**Required work:**
Please write the listing below out again exactly, leaving every picture behind.

**Supplied material:**
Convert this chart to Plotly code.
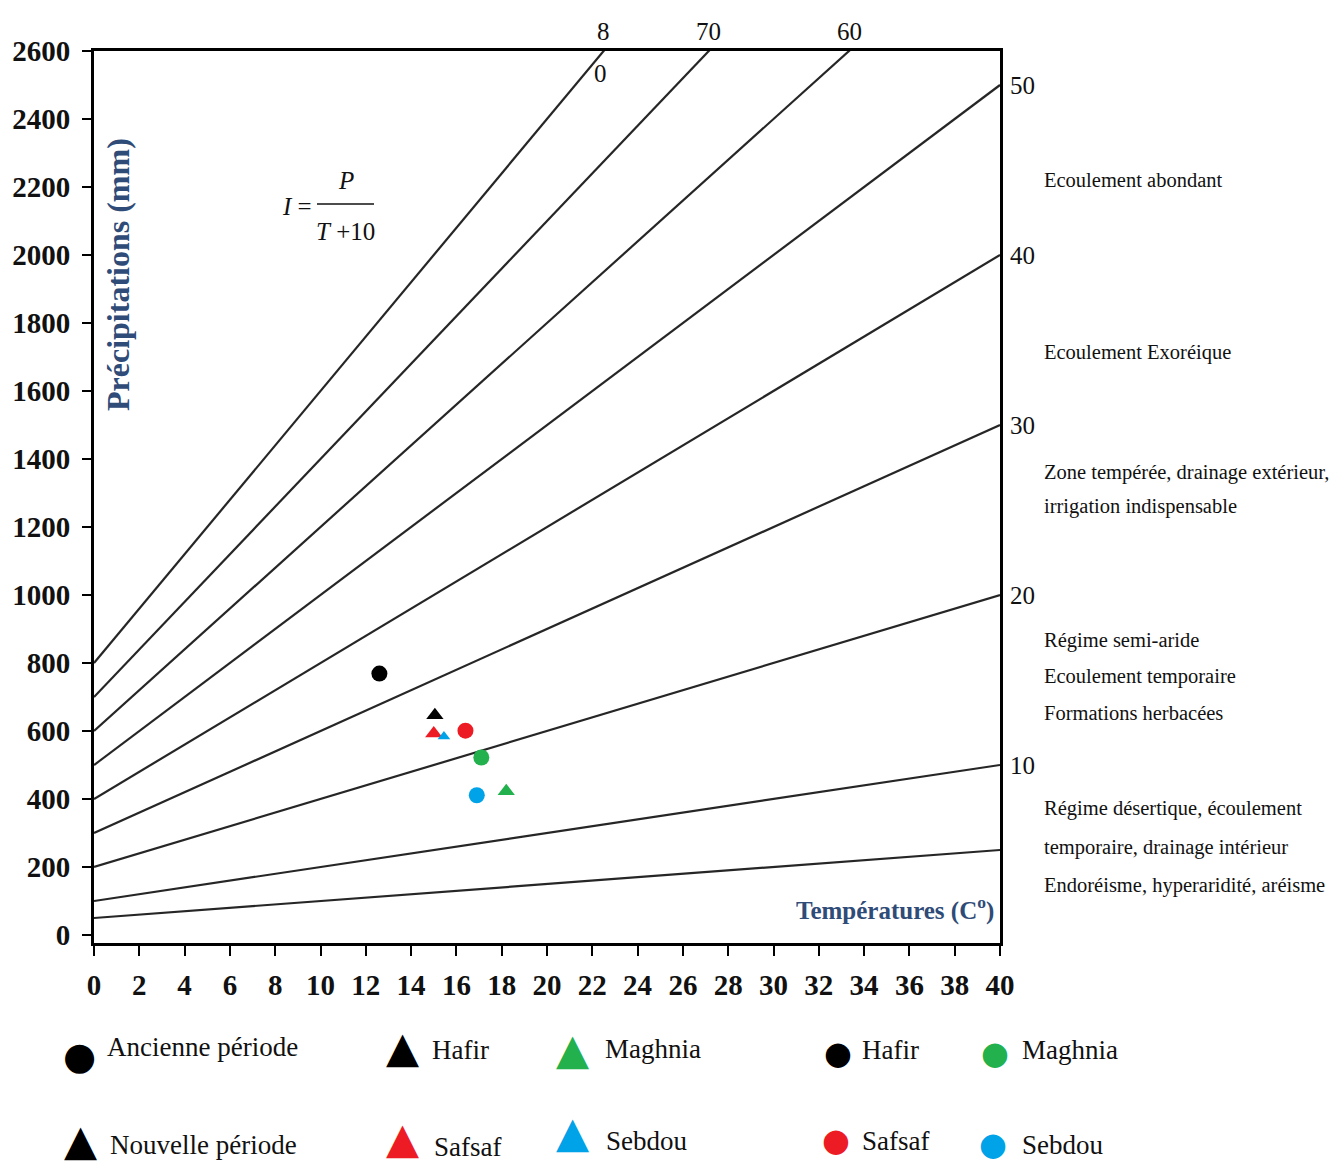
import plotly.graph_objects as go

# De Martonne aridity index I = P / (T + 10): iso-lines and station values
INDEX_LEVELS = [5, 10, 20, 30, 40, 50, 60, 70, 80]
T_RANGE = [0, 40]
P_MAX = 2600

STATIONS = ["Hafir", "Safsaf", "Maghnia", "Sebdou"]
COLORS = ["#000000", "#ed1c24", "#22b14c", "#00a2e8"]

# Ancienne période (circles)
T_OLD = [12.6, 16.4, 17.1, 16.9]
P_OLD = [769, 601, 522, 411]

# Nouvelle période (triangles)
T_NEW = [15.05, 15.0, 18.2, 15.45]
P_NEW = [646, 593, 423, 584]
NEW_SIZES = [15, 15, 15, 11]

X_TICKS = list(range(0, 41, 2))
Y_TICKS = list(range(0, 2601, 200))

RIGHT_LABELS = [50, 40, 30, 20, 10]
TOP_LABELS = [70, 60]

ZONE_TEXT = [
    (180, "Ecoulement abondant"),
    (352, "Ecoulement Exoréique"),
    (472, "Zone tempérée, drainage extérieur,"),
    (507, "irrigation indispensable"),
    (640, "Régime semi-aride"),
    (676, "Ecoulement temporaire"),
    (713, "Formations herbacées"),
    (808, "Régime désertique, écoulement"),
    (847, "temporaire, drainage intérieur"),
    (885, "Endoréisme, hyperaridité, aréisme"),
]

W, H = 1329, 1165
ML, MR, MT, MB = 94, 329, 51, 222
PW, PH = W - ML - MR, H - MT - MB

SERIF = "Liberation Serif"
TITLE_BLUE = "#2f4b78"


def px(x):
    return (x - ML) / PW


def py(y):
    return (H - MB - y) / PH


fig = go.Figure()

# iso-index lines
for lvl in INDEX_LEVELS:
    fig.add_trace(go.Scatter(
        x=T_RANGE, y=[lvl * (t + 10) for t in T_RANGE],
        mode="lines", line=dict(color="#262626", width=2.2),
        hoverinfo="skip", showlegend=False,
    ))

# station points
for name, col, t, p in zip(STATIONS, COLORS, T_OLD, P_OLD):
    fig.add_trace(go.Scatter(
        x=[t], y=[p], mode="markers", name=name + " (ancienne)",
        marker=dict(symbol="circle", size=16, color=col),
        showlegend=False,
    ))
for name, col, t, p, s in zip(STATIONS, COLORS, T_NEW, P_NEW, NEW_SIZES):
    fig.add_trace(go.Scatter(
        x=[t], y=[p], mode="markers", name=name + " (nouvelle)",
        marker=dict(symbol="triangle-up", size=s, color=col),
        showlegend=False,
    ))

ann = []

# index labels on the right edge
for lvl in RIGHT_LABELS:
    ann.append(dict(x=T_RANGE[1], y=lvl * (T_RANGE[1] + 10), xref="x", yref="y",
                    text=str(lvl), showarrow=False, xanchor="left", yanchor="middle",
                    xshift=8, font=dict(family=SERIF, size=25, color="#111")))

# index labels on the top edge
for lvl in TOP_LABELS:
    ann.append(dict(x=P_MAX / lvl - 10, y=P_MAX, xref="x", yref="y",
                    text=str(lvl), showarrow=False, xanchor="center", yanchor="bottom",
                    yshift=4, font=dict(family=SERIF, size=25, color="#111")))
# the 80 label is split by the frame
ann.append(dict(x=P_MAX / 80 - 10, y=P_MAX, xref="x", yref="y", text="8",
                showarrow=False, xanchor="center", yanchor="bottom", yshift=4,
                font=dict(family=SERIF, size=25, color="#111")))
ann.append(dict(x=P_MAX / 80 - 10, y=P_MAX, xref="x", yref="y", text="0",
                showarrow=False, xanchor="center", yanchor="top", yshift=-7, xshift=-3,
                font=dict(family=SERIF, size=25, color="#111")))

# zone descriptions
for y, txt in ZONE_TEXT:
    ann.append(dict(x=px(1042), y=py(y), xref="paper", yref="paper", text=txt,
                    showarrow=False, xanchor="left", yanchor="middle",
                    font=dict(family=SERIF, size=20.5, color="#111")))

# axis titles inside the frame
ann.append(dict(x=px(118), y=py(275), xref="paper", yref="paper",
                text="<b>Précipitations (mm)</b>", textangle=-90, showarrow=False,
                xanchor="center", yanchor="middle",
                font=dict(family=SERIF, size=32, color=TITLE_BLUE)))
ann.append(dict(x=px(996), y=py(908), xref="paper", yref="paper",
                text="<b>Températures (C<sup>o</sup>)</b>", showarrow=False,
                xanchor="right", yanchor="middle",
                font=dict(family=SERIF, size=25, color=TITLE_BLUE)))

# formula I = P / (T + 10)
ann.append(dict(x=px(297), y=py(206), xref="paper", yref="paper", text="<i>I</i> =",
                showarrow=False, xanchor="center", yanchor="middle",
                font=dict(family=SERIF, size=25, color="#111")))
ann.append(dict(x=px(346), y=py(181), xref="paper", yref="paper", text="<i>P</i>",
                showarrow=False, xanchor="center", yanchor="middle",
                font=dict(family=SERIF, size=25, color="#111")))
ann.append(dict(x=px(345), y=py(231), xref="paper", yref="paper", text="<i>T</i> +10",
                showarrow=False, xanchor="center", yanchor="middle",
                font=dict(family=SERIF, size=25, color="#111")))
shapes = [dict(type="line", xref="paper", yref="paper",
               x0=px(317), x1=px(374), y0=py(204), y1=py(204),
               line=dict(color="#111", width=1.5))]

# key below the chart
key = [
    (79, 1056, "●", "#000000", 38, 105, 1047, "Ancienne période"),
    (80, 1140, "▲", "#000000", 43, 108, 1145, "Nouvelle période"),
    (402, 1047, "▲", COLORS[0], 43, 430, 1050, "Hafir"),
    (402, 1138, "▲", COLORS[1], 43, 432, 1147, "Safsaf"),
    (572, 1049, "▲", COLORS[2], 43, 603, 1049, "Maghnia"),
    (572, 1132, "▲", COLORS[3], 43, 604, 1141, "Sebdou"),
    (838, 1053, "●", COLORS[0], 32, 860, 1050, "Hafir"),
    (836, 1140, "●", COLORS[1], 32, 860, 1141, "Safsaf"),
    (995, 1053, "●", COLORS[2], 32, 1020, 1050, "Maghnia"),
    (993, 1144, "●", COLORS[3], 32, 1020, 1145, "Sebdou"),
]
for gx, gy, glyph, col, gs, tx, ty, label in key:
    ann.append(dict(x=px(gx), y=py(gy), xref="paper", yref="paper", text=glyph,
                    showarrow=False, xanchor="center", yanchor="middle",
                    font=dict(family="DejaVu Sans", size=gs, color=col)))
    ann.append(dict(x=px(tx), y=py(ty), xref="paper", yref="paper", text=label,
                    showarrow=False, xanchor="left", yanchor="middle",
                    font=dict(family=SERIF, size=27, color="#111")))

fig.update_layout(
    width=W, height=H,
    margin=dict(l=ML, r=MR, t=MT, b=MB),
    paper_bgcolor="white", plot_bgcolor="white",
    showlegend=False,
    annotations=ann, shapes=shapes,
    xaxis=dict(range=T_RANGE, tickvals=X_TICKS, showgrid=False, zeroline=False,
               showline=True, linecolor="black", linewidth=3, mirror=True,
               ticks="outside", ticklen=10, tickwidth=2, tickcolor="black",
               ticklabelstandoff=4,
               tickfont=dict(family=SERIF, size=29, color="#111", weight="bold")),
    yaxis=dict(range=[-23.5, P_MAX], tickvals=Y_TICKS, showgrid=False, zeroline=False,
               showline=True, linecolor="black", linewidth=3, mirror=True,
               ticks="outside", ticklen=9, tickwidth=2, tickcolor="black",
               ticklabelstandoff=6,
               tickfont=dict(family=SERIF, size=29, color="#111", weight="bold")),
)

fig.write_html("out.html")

**Output below:**
Convert this chart to Plotly code.
import plotly.graph_objects as go

# De Martonne aridity index I = P / (T + 10): iso-lines and station values
INDEX_LEVELS = [5, 10, 20, 30, 40, 50, 60, 70, 80]
T_RANGE = [0, 40]
P_MAX = 2600

STATIONS = ["Hafir", "Safsaf", "Maghnia", "Sebdou"]
COLORS = ["#000000", "#ed1c24", "#22b14c", "#00a2e8"]

# Ancienne période (circles)
T_OLD = [12.6, 16.4, 17.1, 16.9]
P_OLD = [769, 601, 522, 411]

# Nouvelle période (triangles)
T_NEW = [15.05, 15.0, 18.2, 15.45]
P_NEW = [646, 593, 423, 584]
NEW_SIZES = [15, 15, 15, 11]

X_TICKS = list(range(0, 41, 2))
Y_TICKS = list(range(0, 2601, 200))

RIGHT_LABELS = [50, 40, 30, 20, 10]
TOP_LABELS = [70, 60]

ZONE_TEXT = [
    (180, "Ecoulement abondant"),
    (352, "Ecoulement Exoréique"),
    (472, "Zone tempérée, drainage extérieur,"),
    (507, "irrigation indispensable"),
    (640, "Régime semi-aride"),
    (676, "Ecoulement temporaire"),
    (713, "Formations herbacées"),
    (808, "Régime désertique, écoulement"),
    (847, "temporaire, drainage intérieur"),
    (885, "Endoréisme, hyperaridité, aréisme"),
]

W, H = 1329, 1165
ML, MR, MT, MB = 94, 329, 51, 222
PW, PH = W - ML - MR, H - MT - MB

SERIF = "Liberation Serif"
TITLE_BLUE = "#2f4b78"


def px(x):
    return (x - ML) / PW


def py(y):
    return (H - MB - y) / PH


fig = go.Figure()

# iso-index lines
for lvl in INDEX_LEVELS:
    fig.add_trace(go.Scatter(
        x=T_RANGE, y=[lvl * (t + 10) for t in T_RANGE],
        mode="lines", line=dict(color="#262626", width=2.2),
        hoverinfo="skip", showlegend=False,
    ))

# station points
for name, col, t, p in zip(STATIONS, COLORS, T_OLD, P_OLD):
    fig.add_trace(go.Scatter(
        x=[t], y=[p], mode="markers", name=name + " (ancienne)",
        marker=dict(symbol="circle", size=16, color=col),
        showlegend=False,
    ))
for name, col, t, p, s in zip(STATIONS, COLORS, T_NEW, P_NEW, NEW_SIZES):
    fig.add_trace(go.Scatter(
        x=[t], y=[p], mode="markers", name=name + " (nouvelle)",
        marker=dict(symbol="triangle-up", size=s, color=col),
        showlegend=False,
    ))

ann = []

# index labels on the right edge
for lvl in RIGHT_LABELS:
    ann.append(dict(x=T_RANGE[1], y=lvl * (T_RANGE[1] + 10), xref="x", yref="y",
                    text=str(lvl), showarrow=False, xanchor="left", yanchor="middle",
                    xshift=8, font=dict(family=SERIF, size=25, color="#111")))

# index labels on the top edge
for lvl in TOP_LABELS:
    ann.append(dict(x=P_MAX / lvl - 10, y=P_MAX, xref="x", yref="y",
                    text=str(lvl), showarrow=False, xanchor="center", yanchor="bottom",
                    yshift=4, font=dict(family=SERIF, size=25, color="#111")))
# the 80 label is split by the frame
ann.append(dict(x=P_MAX / 80 - 10, y=P_MAX, xref="x", yref="y", text="8",
                showarrow=False, xanchor="center", yanchor="bottom", yshift=4,
                font=dict(family=SERIF, size=25, color="#111")))
ann.append(dict(x=P_MAX / 80 - 10, y=P_MAX, xref="x", yref="y", text="0",
                showarrow=False, xanchor="center", yanchor="top", yshift=-7, xshift=-3,
                font=dict(family=SERIF, size=25, color="#111")))

# zone descriptions
for y, txt in ZONE_TEXT:
    ann.append(dict(x=px(1042), y=py(y), xref="paper", yref="paper", text=txt,
                    showarrow=False, xanchor="left", yanchor="middle",
                    font=dict(family=SERIF, size=20.5, color="#111")))

# axis titles inside the frame
ann.append(dict(x=px(118), y=py(275), xref="paper", yref="paper",
                text="<b>Précipitations (mm)</b>", textangle=-90, showarrow=False,
                xanchor="center", yanchor="middle",
                font=dict(family=SERIF, size=32, color=TITLE_BLUE)))
ann.append(dict(x=px(996), y=py(908), xref="paper", yref="paper",
                text="<b>Températures (C<sup>o</sup>)</b>", showarrow=False,
                xanchor="right", yanchor="middle",
                font=dict(family=SERIF, size=25, color=TITLE_BLUE)))

# formula I = P / (T + 10)
ann.append(dict(x=px(297), y=py(206), xref="paper", yref="paper", text="<i>I</i> =",
                showarrow=False, xanchor="center", yanchor="middle",
                font=dict(family=SERIF, size=25, color="#111")))
ann.append(dict(x=px(346), y=py(181), xref="paper", yref="paper", text="<i>P</i>",
                showarrow=False, xanchor="center", yanchor="middle",
                font=dict(family=SERIF, size=25, color="#111")))
ann.append(dict(x=px(345), y=py(231), xref="paper", yref="paper", text="<i>T</i> +10",
                showarrow=False, xanchor="center", yanchor="middle",
                font=dict(family=SERIF, size=25, color="#111")))
shapes = [dict(type="line", xref="paper", yref="paper",
               x0=px(317), x1=px(374), y0=py(204), y1=py(204),
               line=dict(color="#111", width=1.5))]

# key below the chart
key = [
    (79, 1056, "●", "#000000", 38, 105, 1047, "Ancienne période"),
    (80, 1140, "▲", "#000000", 43, 108, 1145, "Nouvelle période"),
    (402, 1047, "▲", COLORS[0], 43, 430, 1050, "Hafir"),
    (402, 1138, "▲", COLORS[1], 43, 432, 1147, "Safsaf"),
    (572, 1049, "▲", COLORS[2], 43, 603, 1049, "Maghnia"),
    (572, 1132, "▲", COLORS[3], 43, 604, 1141, "Sebdou"),
    (838, 1053, "●", COLORS[0], 32, 860, 1050, "Hafir"),
    (836, 1140, "●", COLORS[1], 32, 860, 1141, "Safsaf"),
    (995, 1053, "●", COLORS[2], 32, 1020, 1050, "Maghnia"),
    (993, 1144, "●", COLORS[3], 32, 1020, 1145, "Sebdou"),
]
for gx, gy, glyph, col, gs, tx, ty, label in key:
    ann.append(dict(x=px(gx), y=py(gy), xref="paper", yref="paper", text=glyph,
                    showarrow=False, xanchor="center", yanchor="middle",
                    font=dict(family="DejaVu Sans", size=gs, color=col)))
    ann.append(dict(x=px(tx), y=py(ty), xref="paper", yref="paper", text=label,
                    showarrow=False, xanchor="left", yanchor="middle",
                    font=dict(family=SERIF, size=27, color="#111")))

fig.update_layout(
    width=W, height=H,
    margin=dict(l=ML, r=MR, t=MT, b=MB),
    paper_bgcolor="white", plot_bgcolor="white",
    showlegend=False,
    annotations=ann, shapes=shapes,
    xaxis=dict(range=T_RANGE, tickvals=X_TICKS, showgrid=False, zeroline=False,
               showline=True, linecolor="black", linewidth=3, mirror=True,
               ticks="outside", ticklen=10, tickwidth=2, tickcolor="black",
               ticklabelstandoff=4,
               tickfont=dict(family=SERIF, size=29, color="#111", weight="bold")),
    yaxis=dict(range=[-23.5, P_MAX], tickvals=Y_TICKS, showgrid=False, zeroline=False,
               showline=True, linecolor="black", linewidth=3, mirror=True,
               ticks="outside", ticklen=9, tickwidth=2, tickcolor="black",
               ticklabelstandoff=6,
               tickfont=dict(family=SERIF, size=29, color="#111", weight="bold")),
)

fig.write_html("out.html")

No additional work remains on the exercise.